South China University of Technology has developed an innovative electromagnetic navigation system that overcomes cost and precision barriers in surgical robotics. The breakthrough technology, created by Prof. Heng Wang's team, combines a 3D electromagnetic field generator, micro sensors, and AI algorithms to achieve submillimeter accuracy at half the cost of imported systems. Dubbed the 'Neural Center,' it enables precise navigation in complex procedures including biopsies (1mm accuracy), endoscopies, and orthopedic surgeries (98% success rate). Currently commercialized as MagTrack, the system is transforming China's surgical robotics landscape alongside complementary technologies from SCUT spin-offs. This advancement demonstrates China's growing leadership in developing affordable, high-performance medical technologies with global implications for minimally invasive surgery.
In the field of minimally invasive surgery, robotic systems are revolutionizing traditional surgical procedures with their submillimeter precision, fatigue-resistant stability, and unparalleled maneuverability. However, the prohibitive cost of imported systems—often exceeding 20 million RMB—has limited their adoption in China's grassroots medical institutions.
A groundbreaking solution has emerged from Professor Heng Wang's team at South China University of Technology's (SCUT) SHIEN-MING WU School of Intelligent Engineering. Their fully self-developed electromagnetic positioning system for surgical robots achieves 'BeiDou Navigation'-level accuracy, shattering foreign technological monopolies while dramatically reducing costs.
Dubbed the 'Neural Center' of precision medicine and prominently featured in a Guangzhou Daily special report, this groundbreaking electromagnetic navigation system essentially serves as the central nervous system for surgical robots. At its technological core lies a sophisticated trio of components working in perfect harmony: a proprietary electromagnetic field generator that establishes a precise three-dimensional navigation matrix within the surgical field; an array of microscopic magnetic sensors seamlessly integrated into surgical instruments that provide continuous, real-time positional feedback; and advanced intelligent algorithms that process this data to generate millimeter-accurate three-dimensional visualizations for surgeons. This integrated system mimics the exquisite precision of biological neural networks, creating what could be described as a 'sixth sense' for robotic surgical systems - enabling them to perceive and navigate the human body's complex anatomy with unprecedented spatial awareness and accuracy. The system's bio-inspired design represents a paradigm shift in surgical navigation technology, moving beyond simple instrument tracking to create what amounts to a dynamic, intelligent spatial awareness platform for robotic-assisted procedures.

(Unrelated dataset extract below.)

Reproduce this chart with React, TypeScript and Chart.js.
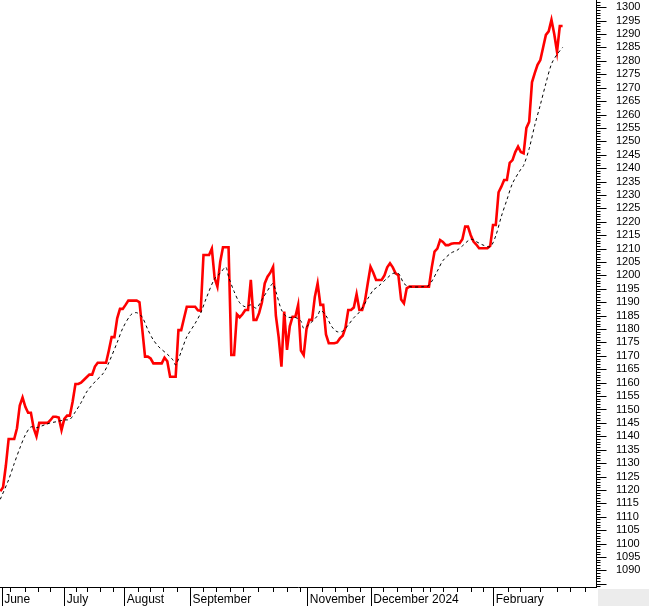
import React, { useEffect, useRef } from 'react';
import { Chart, registerables } from 'chart.js';

Chart.register(...registerables);

// Daily closing values (trading-day index = array index)
const closeValues = [
  1119.5, 1121, 1129, 1139, 1139, 1139, 1143, 1151.5, 1154.5, 1151,
  1148.8, 1148.8, 1143, 1140, 1145, 1145, 1145, 1145, 1146, 1147.3,
  1147.3, 1147, 1142.3, 1146.5, 1147.7, 1147.7, 1153, 1159.5, 1159.5, 1160,
  1161, 1162, 1163, 1163, 1166, 1167.4, 1167.4, 1167.4, 1167.4, 1172,
  1177, 1177, 1184, 1187.5, 1187.5, 1189, 1190.6, 1190.6, 1190.6, 1190.6,
  1190, 1180, 1169.7, 1169.7, 1169, 1167.2, 1167.2, 1167.2, 1167.2, 1169.3,
  1168, 1162.2, 1162.2, 1162.2, 1179.6, 1179.6, 1184, 1188.3, 1188.3, 1188.3,
  1188.3, 1187, 1186.8, 1207.6, 1207.6, 1207.6, 1210, 1199, 1195.8, 1205,
  1210.5, 1210.5, 1210.5, 1170.3, 1170.3, 1185.5, 1184.4, 1185.5, 1187.1, 1187.1,
  1198.3, 1183.4, 1183.4, 1186, 1190, 1197, 1199.5, 1201, 1203.2, 1185,
  1177, 1166, 1186.5, 1172.2, 1181, 1184.6, 1184.6, 1189, 1172, 1170.3,
  1180, 1183.4, 1183.4, 1192, 1197, 1189, 1189, 1178, 1174.7, 1174.7,
  1174.7, 1175, 1176.5, 1177.5, 1180.5, 1187.1, 1187.1, 1188, 1193, 1187.1,
  1187.1, 1190.5, 1197, 1203.2, 1201, 1198.3, 1198.3, 1198.3, 1200, 1203,
  1204.5, 1203, 1200.8, 1200.1, 1191, 1189.6, 1195.2, 1195.8, 1195.8, 1195.8,
  1195.8, 1195.8, 1195.8, 1195.8, 1195.8, 1203, 1208.9, 1210, 1213.2, 1212.5,
  1211.3, 1211.3, 1211.8, 1212, 1212, 1212, 1213.5, 1218.2, 1218.2, 1215,
  1212.6, 1211.5, 1210.1, 1210.1, 1210.1, 1210.1, 1211, 1218.8, 1218.8, 1231,
  1233.1, 1235.6, 1235.6, 1242, 1243, 1246, 1248, 1246, 1245.5, 1255,
  1257.3, 1272, 1275.4, 1278.5, 1280.3, 1285, 1289.7, 1291, 1295.3, 1290,
  1283.4, 1293, 1293,
];

// Moving average (dashed), read at these trading days
const maDays = [
  0, 3, 5, 7, 9, 11, 13, 16, 18, 20, 23, 25, 27, 29, 31, 34, 37, 39, 42, 44,
  47, 49, 51, 53, 55, 57, 60, 62, 63, 65, 67, 70, 72, 74, 77, 79, 81, 82, 84, 86,
  88, 90, 92, 94, 97, 98, 99, 101, 103, 106, 108, 109, 111, 114, 115, 117, 119, 121, 123, 125,
  127, 129, 132, 134, 136, 139, 141, 143, 145, 147, 152, 154, 157, 159, 162, 164, 166, 169, 171, 173,
  176, 178, 180, 182, 184, 187, 188, 190, 192, 194, 196, 198, 200, 202,
];
const maValues = [
  1116.5, 1123.8, 1129.8, 1135.5, 1140.5, 1143.5, 1143.2, 1144.3, 1145, 1145.4, 1146.1, 1146.3, 1149.2, 1152.5, 1156.5, 1160.3, 1163.5, 1167.5, 1175, 1180.3,
  1185.4, 1186.1, 1184.4, 1179.8, 1175.9, 1173.3, 1170.6, 1168.5, 1166.6, 1171.6, 1177.1, 1182.1, 1186, 1191.5, 1198.8, 1200.8, 1203.1, 1199.5, 1194, 1189.8,
  1188.3, 1189, 1187.8, 1191, 1195.9, 1197, 1194, 1187.2, 1184.5, 1184.3, 1183, 1180.3, 1181.8, 1185, 1187, 1185, 1181, 1179, 1179.2, 1181.5,
  1184.2, 1186.3, 1191.3, 1194.5, 1196.1, 1199, 1200.7, 1200.8, 1197, 1195.8, 1195.8, 1196.3, 1201.6, 1205.5, 1208.4, 1209.3, 1211, 1213.5, 1212.6, 1211.5,
  1210.7, 1214.8, 1222, 1228.2, 1234.3, 1239.6, 1241, 1247.3, 1256, 1263.6, 1271.6, 1278.8, 1282.4, 1285,
];

// X axis: month labels at trading-day positions
const monthLabels = ['June', 'July', 'August', 'September', 'November', 'December', '2024', 'February'];
const monthPositions = [0.5, 23.0, 44.55, 68.15, 110.3, 133.07, 154.2, 177.1];
const monthSeparator = [true, true, true, true, true, true, false, true];
const weekTickPositions = [
  3.5, 8.9, 13.6, 17.9, 27.2, 31.2, 35.8, 40.5, 49.5, 53.8, 58.5, 63.5, 72.8, 77.5, 82.5, 87.2,
  92.6, 98.0, 103.0, 107.7, 115.6, 120.2, 124.6, 129.2, 137.5, 142.5, 147.5, 151.9, 154.4, 159.0,
  164.1, 169.1, 173.4, 182.4, 186.7, 193.9, 200.0, 204.7, 210.1,
];

const X_MIN = -0.1;
const X_MAX = 214.0;
const Y_MIN = 1083.8;
const Y_MAX = 1302.7;
const Y_LABEL_FIRST = 1090;
const Y_LABEL_LAST = 1300;
const Y_LABEL_STEP = 5;

const FONT = '"Liberation Sans", Arial, sans-serif';

const axisDecor = {
  id: 'axisDecor',
  afterDraw(chart: any) {
    const { ctx, chartArea: ca, scales } = chart;
    const x = scales.x;
    const y = scales.y;
    ctx.save();
    ctx.fillStyle = '#ececec';
    ctx.fillRect(ca.right + 2, ca.bottom + 2, chart.width - ca.right - 2, chart.height - ca.bottom - 2);
    ctx.strokeStyle = '#000';
    ctx.lineWidth = 1;
    ctx.beginPath();
    ctx.moveTo(ca.left, ca.bottom + 0.5);
    ctx.lineTo(ca.right + 1, ca.bottom + 0.5);
    ctx.moveTo(ca.right + 0.5, ca.top);
    ctx.lineTo(ca.right + 0.5, ca.bottom + 1);
    for (let v = Math.ceil(Y_MIN); v <= Y_MAX; v++) {
      const py = Math.round(y.getPixelForValue(v)) + 0.5;
      const len = v % Y_LABEL_STEP === 0 ? 10 : 4;
      ctx.moveTo(ca.right + 0.5, py);
      ctx.lineTo(ca.right + 0.5 + len, py);
    }
    weekTickPositions.forEach((d) => {
      const px = Math.round(x.getPixelForValue(d)) + 0.5;
      ctx.moveTo(px, ca.bottom);
      ctx.lineTo(px, ca.bottom + 5);
    });
    monthPositions.forEach((d, i) => {
      if (!monthSeparator[i]) return;
      const px = Math.round(x.getPixelForValue(d)) + 0.5;
      ctx.moveTo(px, ca.bottom);
      ctx.lineTo(px, chart.height);
    });
    ctx.stroke();
    ctx.restore();
  },
};

export default function App() {
  const canvasRef = useRef<HTMLCanvasElement | null>(null);

  useEffect(() => {
    const canvas = canvasRef.current;
    if (!canvas) return;
    const chart = new Chart(canvas, {
      type: 'line',
      data: {
        datasets: [
          {
            label: 'Average',
            data: maDays.map((d, i) => ({ x: d, y: maValues[i] })),
            borderColor: '#000000',
            borderWidth: 1,
            borderDash: [3, 3],
            pointRadius: 0,
            tension: 0.3,
            fill: false,
          },
          {
            label: 'Close',
            data: closeValues.map((v, i) => ({ x: i, y: v })),
            borderColor: '#ff0000',
            borderWidth: 2.6,
            pointRadius: 0,
            tension: 0,
            fill: false,
          },
        ],
      },
      options: {
        animation: false,
        responsive: false,
        maintainAspectRatio: false,
        layout: { padding: 0 },
        plugins: {
          legend: { display: false },
          tooltip: { enabled: false },
          title: { display: false },
        },
        scales: {
          x: {
            type: 'linear',
            position: 'bottom',
            min: X_MIN,
            max: X_MAX,
            grid: { display: false, drawTicks: false },
            border: { display: false },
            afterBuildTicks: (scale: any) => {
              scale.ticks = monthPositions.map((v) => ({ value: v }));
            },
            afterFit: (scale: any) => {
              scale.height = 19;
              scale.paddingLeft = 0;
              scale.paddingRight = 0;
              scale.paddingTop = 0;
              scale.paddingBottom = 0;
            },
            ticks: {
              autoSkip: false,
              maxRotation: 0,
              minRotation: 0,
              align: 'start',
              labelOffset: 2.5,
              padding: 5,
              color: '#000',
              font: { family: FONT, size: 12 },
              callback: (_v: any, index: number) => monthLabels[index],
            },
          },
          y: {
            type: 'linear',
            position: 'right',
            min: Y_MIN,
            max: Y_MAX,
            grid: { display: false, drawTicks: false },
            border: { display: false },
            afterBuildTicks: (scale: any) => {
              const t: any[] = [];
              for (let v = Y_LABEL_FIRST; v <= Y_LABEL_LAST; v += Y_LABEL_STEP) t.push({ value: v });
              scale.ticks = t;
            },
            afterFit: (scale: any) => {
              scale.width = 53;
              scale.paddingTop = 0;
              scale.paddingBottom = 0;
              scale.paddingLeft = 0;
              scale.paddingRight = 0;
            },
            ticks: {
              autoSkip: false,
              padding: 20,
              color: '#000',
              font: { family: FONT, size: 11 },
              callback: (v: any) => String(v),
            },
          },
        },
      },
      plugins: [axisDecor],
    });
    return () => chart.destroy();
  }, []);

  return (
    <div style={{ position: 'absolute', left: 0, top: 0, width: 649, height: 606, background: '#ffffff' }}>
      <canvas ref={canvasRef} width={649} height={606} style={{ display: 'block' }} />
    </div>
  );
}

This technology overcomes limitations of traditional optical navigation (susceptible to obstruction) and intraoperative CT (with radiation risks), proving particularly effective for complex endoscopic procedures.
The revolutionary electromagnetic navigation system demonstrates transformative potential across four major clinical domains. In precision biopsy procedures, it achieves remarkable submillimeter accuracy, guiding needles with 1mm precision while intelligently avoiding critical blood vessels and neural structures. For complex endoscopic interventions, the technology empowers flexible surgical instruments to navigate through the body's most tortuous anatomical pathways with unprecedented control. Orthopedic applications have seen particularly dramatic improvements, with the system boosting intramedullary nail locking success rates to an impressive 98%, solving long-standing 'blind locking' challenges. Beyond direct clinical use, the platform is reshaping surgical education through its integration with VR/AR systems that provide haptic feedback, creating an immersive training environment that bridges the gap between simulation and real-world operation. These diverse applications collectively represent a paradigm shift in minimally invasive surgical techniques.
The team's MagTrack system, priced at half of imported alternatives, is entering commercialization. Current collaborations with domestic medical robot companies span neurosurgery and orthopedics. More excitingly, ongoing research on soft magnetic continuum robots promises real-time 3D shape reconstruction of surgical tools for enhanced safety.
In Guangzhou, SCUT is fostering a surgical robotics innovation cluster. Professor Rongqian Yang's team has commercialized optical/electromagnetic hybrid navigation systems for dental implants and joint replacements through spin-off AimEasy Technology—marking China's transition from follower to equal competitor in high-end medical equipment.
The SHIEN-MING WU School of Intelligent Engineering's '156+X' interdisciplinary framework is building a complete innovation ecosystem in embodied intelligence. As the Greater Bay Area accelerates AI and robotics development, these cutting-edge technologies are transforming into accessible healthcare solutions—making advanced medicine a standard safeguard for public health.
This technological leap exemplifies China's growing capability to develop core medical technologies while addressing healthcare affordability—a dual achievement with global implications for surgical innovation.